Ah, but Mr. Scruggs, another attack by black ops goons blamed on "Iran," and at least 70% of that 70% will immediately fall back in line. And, there is too much money, and too much power, and too much sheer sociopathic glee associated with the neverending "War on Terror" to allow anything as twee as feeble, easily swayed popular will to stop the gravy train.

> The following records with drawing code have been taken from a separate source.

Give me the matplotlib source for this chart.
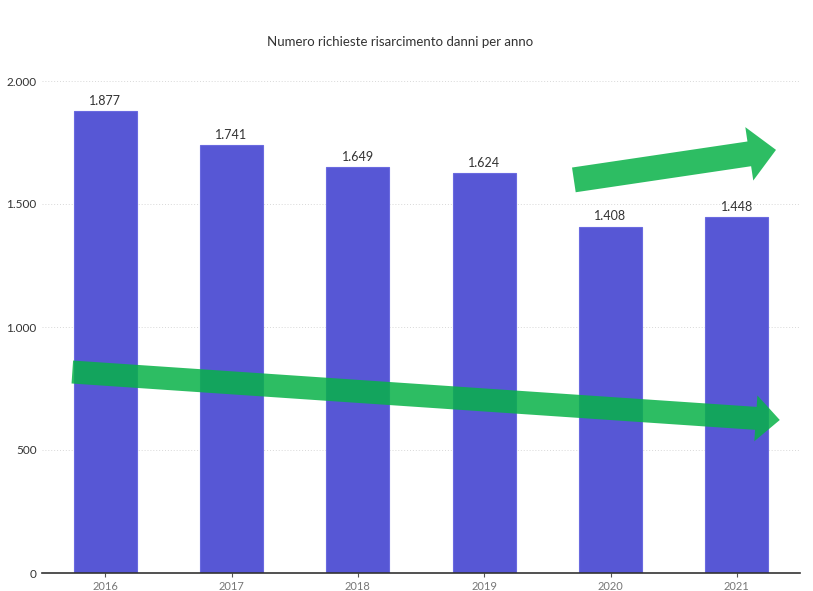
import numpy as np
import matplotlib
matplotlib.use("Agg")
import matplotlib.pyplot as plt
from matplotlib.patches import FancyArrow
from matplotlib.transforms import IdentityTransform

years = ["2016", "2017", "2018", "2019", "2020", "2021"]
richieste = [1877, 1741, 1649, 1624, 1408, 1448]
y_ticks = [0, 500, 1000, 1500, 2000]
y_labels = ["0", "500", "1.000", "1.500", "2.000"]

# trend arrows: (x0, y0) -> (x1, y1) in data units, sizes in pixels
arrows = [
    ((-0.26, 817), (5.34, 622), 23, 46, 24),
    ((3.71, 1598), (5.31, 1720), 25, 54, 27),
]

plt.rcParams['font.family'] = ['Lato', 'DejaVu Sans']

W, H = 813, 591
fig = plt.figure(figsize=(W/100, H/100), dpi=100)
ax = fig.add_axes([42/W, 1-573/H, (800-42)/W, (573-81)/H])

x = np.arange(len(years))
bars = ax.bar(x, richieste, width=0.5, color='#5757d5', edgecolor='#6a6ae0', linewidth=0.8, zorder=2)
for xi, v in zip(x, richieste):
    ax.annotate(f"{v:,}".replace(",", "."), (xi, v), xytext=(0, 3), textcoords='offset points',
                ha='center', va='bottom', fontsize=9, color='#333333', clip_on=False)

ax.set_xlim(-0.5, 5.5)
ax.set_ylim(0, 2000)
ax.set_yticks(y_ticks)
ax.set_yticklabels(y_labels)
ax.set_xticks(x)
ax.set_xticklabels(years)
for yt in y_ticks[1:]:
    ax.axhline(yt, color='#d8d8d8', lw=0.7, ls=(0, (1, 2)), zorder=1, clip_on=False)

for s in ['top', 'right', 'left']:
    ax.spines[s].set_visible(False)
ax.spines['bottom'].set_color('#333333')
ax.spines['bottom'].set_linewidth(1.2)
ax.tick_params(axis='y', length=0, pad=4, labelsize=8.5, labelcolor='#333333')
ax.tick_params(axis='x', length=3, width=0.8, color='#555555', pad=2.5, labelsize=8, labelcolor='#777777')

fig.text(400/W, 1-42/H, "Numero richieste risarcimento danni per anno", ha='center', va='center',
         fontsize=9.5, color='#333333')

for (x0, y0), (x1, y1), w, hw, hl in arrows:
    p0 = ax.transData.transform((x0, y0))
    p1 = ax.transData.transform((x1, y1))
    arr = FancyArrow(p0[0], p0[1], p1[0]-p0[0], p1[1]-p0[1], width=w, head_width=hw, head_length=hl,
                     length_includes_head=True, transform=IdentityTransform(),
                     color='#08b248', alpha=0.85, lw=0, zorder=5)
    fig.patches.append(arr)
    arr.set_figure(fig)

fig.savefig("out.png", dpi=100)
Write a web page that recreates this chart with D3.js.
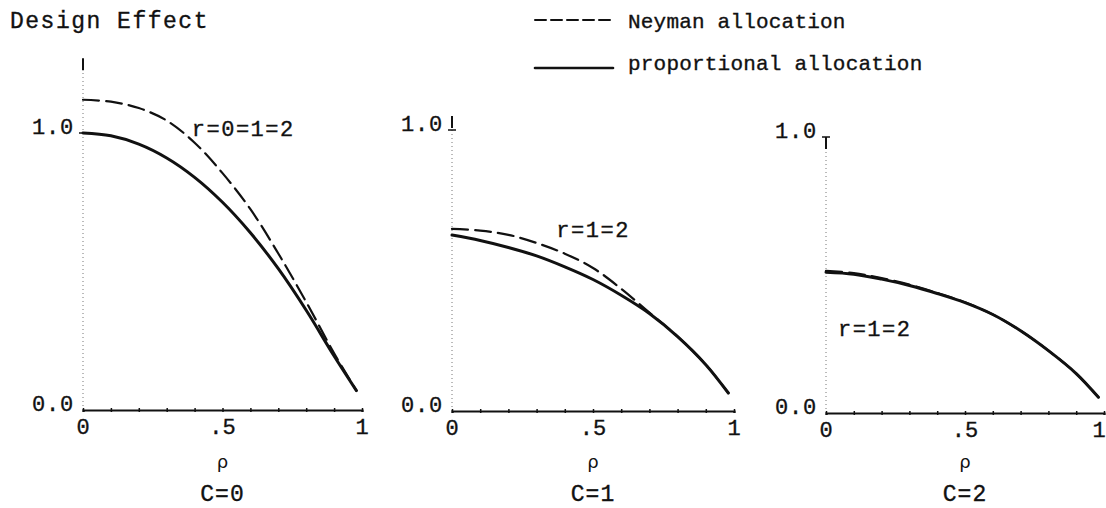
<!DOCTYPE html>
<html><head><meta charset="UTF-8">
<title>Design Effect: Neyman vs proportional allocation</title>
<script src="https://cdn.jsdelivr.net/npm/d3@7"></script>
<style>
  body { margin: 0; background: #fff; }
  svg text { font-family: "Liberation Mono", "DejaVu Sans Mono", monospace; fill: #111; stroke: #111; stroke-width: 0.35px; }
  .rho { font-family: "DejaVu Sans", sans-serif; stroke-width: 0; }
  .curve { fill: none; stroke: #111; stroke-linecap: round; stroke-linejoin: round; }
  .neyman { stroke-width: 2.2; stroke-dasharray: 16,7; }
  .prop { stroke-width: 3; }
</style>
</head>
<body>
<svg width="1106" height="508"></svg>
<script>
// data
var rho = [0, .1, .2, .3, .4, .5, .6, .7, .8, .9, .98];
var c0Neyman = [1.12, 1.113, 1.09, 1.045, 0.965, 0.855, 0.725, 0.565, 0.39, 0.205, 0.07];
var c0Prop   = [1.0, 0.99, 0.96, 0.91, 0.84, 0.75, 0.64, 0.51, 0.36, 0.195, 0.07];
var c1Neyman = [0.648, 0.642, 0.627, 0.598, 0.560, 0.509, 0.435, 0.35, 0.265, 0.165, 0.064];
var c1Prop   = [0.626, 0.607, 0.582, 0.552, 0.513, 0.468, 0.412, 0.347, 0.265, 0.165, 0.064];
var c2Neyman = [0.515, 0.507, 0.489, 0.465, 0.435, 0.401, 0.357, 0.298, 0.226, 0.143, 0.057];
var c2Prop   = [0.51, 0.503, 0.485, 0.462, 0.433, 0.40, 0.357, 0.298, 0.226, 0.143, 0.057];
var panelNames = ["C=0", "C=1", "C=2"];
var rLabels = ["r=0=1=2", "r=1=2", "r=1=2"];
var xTicks = [0, .5, 1];
var xTickLabels = ["0", ".5", "1"];
var yTicks = [0, 1];
var yTickLabels = ["0.0", "1.0"];

//begin: layout conf.
var panels = [
  {x0: 83,  x1: 362,  y0: 410, y1: 133, top: 1.27, neyman: c0Neyman, prop: c0Prop, lab: [0.39, 0.99]},
  {x0: 452, x1: 734,  y0: 411, y1: 130, top: 1.05, neyman: c1Neyman, prop: c1Prop, lab: [0.37, 0.62]},
  {x0: 826, x1: 1104, y0: 413, y1: 137, top: 1.0,  neyman: c2Neyman, prop: c2Prop, lab: [0.043, 0.28]}
];
//end: layout conf.

var svg = d3.select("svg");

svg.append("text").attr("x", 10).attr("y", 28)
  .style("font-size", "23px").style("letter-spacing", "1.5px")
  .text("Design Effect");

// legend
var legend = svg.append("g");
legend.append("line").attr("class", "curve").attr("x1", 535).attr("x2", 613)
  .attr("y1", 20).attr("y2", 20).style("stroke-width", 2).style("stroke-dasharray", "11,5");
legend.append("line").attr("class", "curve").attr("x1", 535).attr("x2", 613)
  .attr("y1", 68).attr("y2", 68).style("stroke-width", 2.6);
legend.append("text").attr("x", 628).attr("y", 28)
  .style("font-size", "21px").style("letter-spacing", "0.2px").text("Neyman allocation");
legend.append("text").attr("x", 628).attr("y", 70)
  .style("font-size", "21px").style("letter-spacing", "0.2px").text("proportional allocation");

panels.forEach(function(p, i) {
  var x = d3.scaleLinear().domain([0, 1]).range([p.x0, p.x1]);
  var y = d3.scaleLinear().domain([0, 1]).range([p.y0, p.y1]);
  var g = svg.append("g");

  // y axis: faint dotted, solid at top
  g.append("line").attr("x1", x(0)).attr("x2", x(0))
    .attr("y1", y(0)).attr("y2", y(p.top))
    .style("stroke", "#777").style("stroke-width", 1).style("stroke-dasharray", "1,3");
  g.append("line").attr("x1", x(0)).attr("x2", x(0))
    .attr("y1", y(p.top)).attr("y2", y(p.top) + 12)
    .style("stroke", "#111").style("stroke-width", 2);
  g.append("line").attr("x1", x(0) - 4).attr("x2", x(0) + 4)
    .attr("y1", y(1)).attr("y2", y(1))
    .style("stroke", "#111").style("stroke-width", 1.5);

  // x axis
  var xAxis = d3.axisBottom(x).tickValues(d3.range(0, 1.01, 0.1))
    .tickSize(2).tickFormat("");
  var ax = g.append("g").attr("transform", "translate(0," + y(0) + ")").call(xAxis);
  ax.select(".domain").style("stroke", "#111").style("stroke-width", 2.2);
  ax.selectAll(".tick line").style("stroke", "#111").attr("y1", -2).style("stroke-width", 1.5);

  g.selectAll(".xlab").data(xTicks).enter().append("text")
    .attr("x", function(d) { return Math.min(x(d), 1099); }).attr("y", y(0) + 24)
    .attr("text-anchor", "middle").style("font-size", "22px")
    .text(function(d, k) { return xTickLabels[k]; });

  g.selectAll(".ylab").data(yTicks).enter().append("text")
    .attr("x", x(0) - 9).attr("y", function(d) { return y(d) + 1; })
    .attr("text-anchor", "end").style("font-size", "22px").style("letter-spacing", "0.8px")
    .text(function(d, k) { return yTickLabels[k]; });

  g.append("text").attr("class", "rho").attr("x", x(0.5)).attr("y", 468)
    .attr("text-anchor", "middle").style("font-size", "18px").text("\u03c1");
  g.append("text").attr("x", x(0.5)).attr("y", 501)
    .attr("text-anchor", "middle").style("font-size", "23px").style("letter-spacing", "1px")
    .text(panelNames[i]);

  g.append("text").attr("x", x(p.lab[0])).attr("y", y(p.lab[1]))
    .style("font-size", "22px").style("letter-spacing", "1.5px").text(rLabels[i]);

  var line = d3.line()
    .x(function(d, k) { return x(rho[k]); })
    .y(function(d) { return y(d); })
    .curve(d3.curveCatmullRom.alpha(0.5));

  g.append("path").attr("class", "curve neyman").attr("d", line(p.neyman));
  g.append("path").attr("class", "curve prop").attr("d", line(p.prop));
});
</script>
</body></html>
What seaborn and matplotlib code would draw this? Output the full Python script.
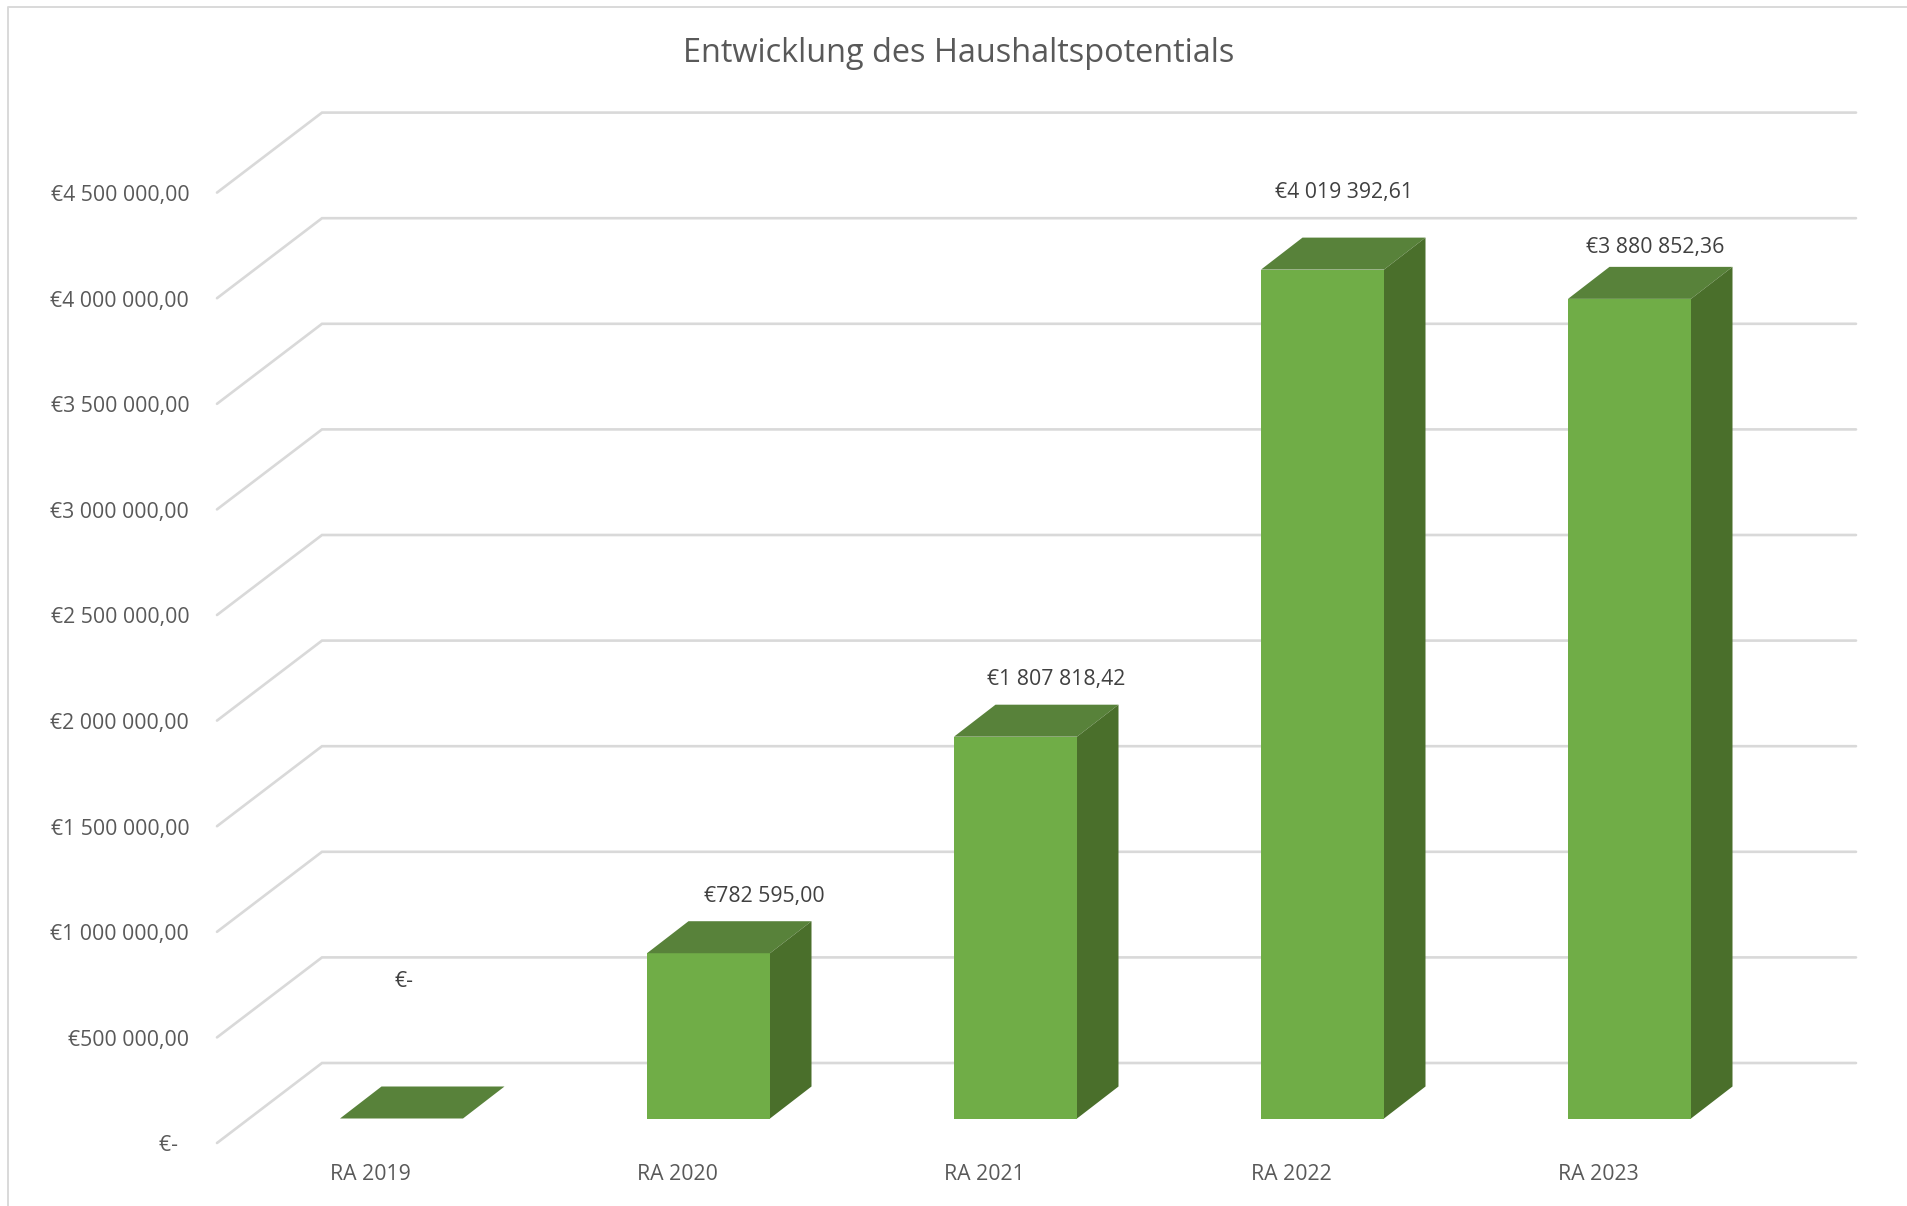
import matplotlib
matplotlib.use('Agg')
import matplotlib.pyplot as plt
from matplotlib.lines import Line2D
from matplotlib.transforms import ScaledTranslation
import seaborn as sns

years = ['RA 2019', 'RA 2020', 'RA 2021', 'RA 2022', 'RA 2023']
values = [0, 782595.00, 1807818.42, 4019392.61, 3880852.36]
value_labels = ['€-', '€782 595,00', '€1 807 818,42', '€4 019 392,61', '€3 880 852,36']
tick_values = [0, 500000, 1000000, 1500000, 2000000, 2500000, 3000000, 3500000, 4000000, 4500000]
tick_labels = ['€-  ', '€500 000,00', '€1 000 000,00', '€1 500 000,00', '€2 000 000,00',
               '€2 500 000,00', '€3 000 000,00', '€3 500 000,00', '€4 000 000,00', '€4 500 000,00']

# Excel style placement of the labels, pixels from the bar centre and baseline
label_dx = [3, 56, 41, 22, 26]
label_dy = [137, 222, 439, 926, 871]

FRONT = '#70AD47'
TOP = '#58823A'
SIDE = '#4A6F2B'
GRID = '#D9D9D9'

W, H = 1908, 1206
sns.set_theme(style='white')
plt.rcParams['font.family'] = ['Open Sans', 'DejaVu Sans']

# pixel geometry of the fake 3D box
px_x = 307.0                 # pixels per category
px_y = 500000 / 105.6        # value per pixel
x0_px, base_px = 401.5, 1118.5
left, right, bottom, top = 217, 1856, 1143, 90

fig = plt.figure(figsize=(W / 100, H / 100), dpi=100, facecolor='white')
ax = fig.add_axes([left / W, 1 - bottom / H, (right - left) / W, (bottom - top) / H])

sns.barplot(x=years, y=values, color=FRONT, saturation=1, width=123 / px_x,
            linewidth=0, ax=ax, zorder=3)

ax.set_xlim((left - x0_px) / px_x, (right - x0_px) / px_x)
ax.set_ylim((base_px - bottom) * px_y, (base_px - top) * px_y)

bar_w = 123 / px_x
depth_x, depth_y = 41.5 / px_x, 32 * px_y
wall_x = (322 - x0_px) / px_x
wall_y = 55.5 * px_y
front_y = -24.5 * px_y
xmin, xmax = ax.get_xlim()

# floor / wall gridlines
for v in tick_values:
    ax.plot([xmin, wall_x, xmax], [v + front_y, v + wall_y, v + wall_y],
            color=GRID, lw=1.9, zorder=1, clip_on=False, solid_joinstyle='miter')

# top and side faces
for i, v in enumerate(values):
    l, r = i - bar_w / 2, i + bar_w / 2
    ax.fill([l, r, r + depth_x, l + depth_x], [v, v, v + depth_y, v + depth_y],
            color=TOP, lw=0, zorder=4)
    if v > 0:
        ax.fill([r, r + depth_x, r + depth_x, r], [0, depth_y, v + depth_y, v],
                color=SIDE, lw=0, zorder=4)
    ax.annotate(value_labels[i], (i, 0), xytext=(label_dx[i], label_dy[i]),
                textcoords='offset pixels', ha='center', va='center',
                color='#404040', fontsize=15.3, zorder=5)

sns.despine(ax=ax, left=True, bottom=True)
ax.set_yticks([v + front_y for v in tick_values], tick_labels)
ax.set_xticks([i - 31.5 / px_x for i in range(len(years))], years)
ax.tick_params(axis='y', length=0, pad=20, labelsize=15.3, labelcolor='#595959')
ax.tick_params(axis='x', length=0, pad=15, labelsize=15.3, labelcolor='#595959')
ax.set_xlabel('')
ax.set_ylabel('')

# y labels sit a touch below the end of their gridline
for lab in ax.get_yticklabels():
    lab.set_transform(lab.get_transform() + ScaledTranslation(0, -0.4 / 100, fig.dpi_scale_trans))

fig.text(959 / W, 1 - 54 / H, 'Entwicklung des Haushaltspotentials', ha='center', va='center',
         color='#595959', fontsize=23.4)

# chart frame, only top and left are inside the crop
fig.add_artist(Line2D([8 / W, 8 / W, 1], [0, 1 - 7 / H, 1 - 7 / H], color=GRID, lw=1.4))

fig.savefig('out.png', dpi=100, facecolor='white')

Plus, throw in all the new crowd control "non-lethal" weaponry, and the crushing of dissent can be done very photogranically, even.

js paine:

".... bet seventy percent of the country can understand how the wars on them are always a war on us too"

"too much sheer sociopathic glee associated with the neverending "War on Terror" "

i trhink these two statements are both entirely correct

so i see opportunity but i also see
we got some real fucking aegean stable type work to do

my review of the post nam era
gives no guidance
of the form

do more of x
yes plenty of do much less y

there was not even a preliminary
defining of a proper x
let alone x targeted praxis makes perfect

js paine:

"I've often thought that the only thing that'll really get that ball rolling here is a nuke strike on Iran, a resumption of the draft, 15% unemployment, and $10-a-gallon gasoline...and the sad thing is, lately, I've really found myself hoping for it all "

an honest voice
and in our hearts we all feel this way

its our class position that makes it so

and from there hangs our dilemma
joe job holder
once us in a bellevue tuxedo
and that's only in his moments
of high humor
otherwise he's thinkin' we need
...somethin' nasty

grudge:

MBS is a corpulent complacent pwogwessive royal a-hole who can cram it up his nostril passage.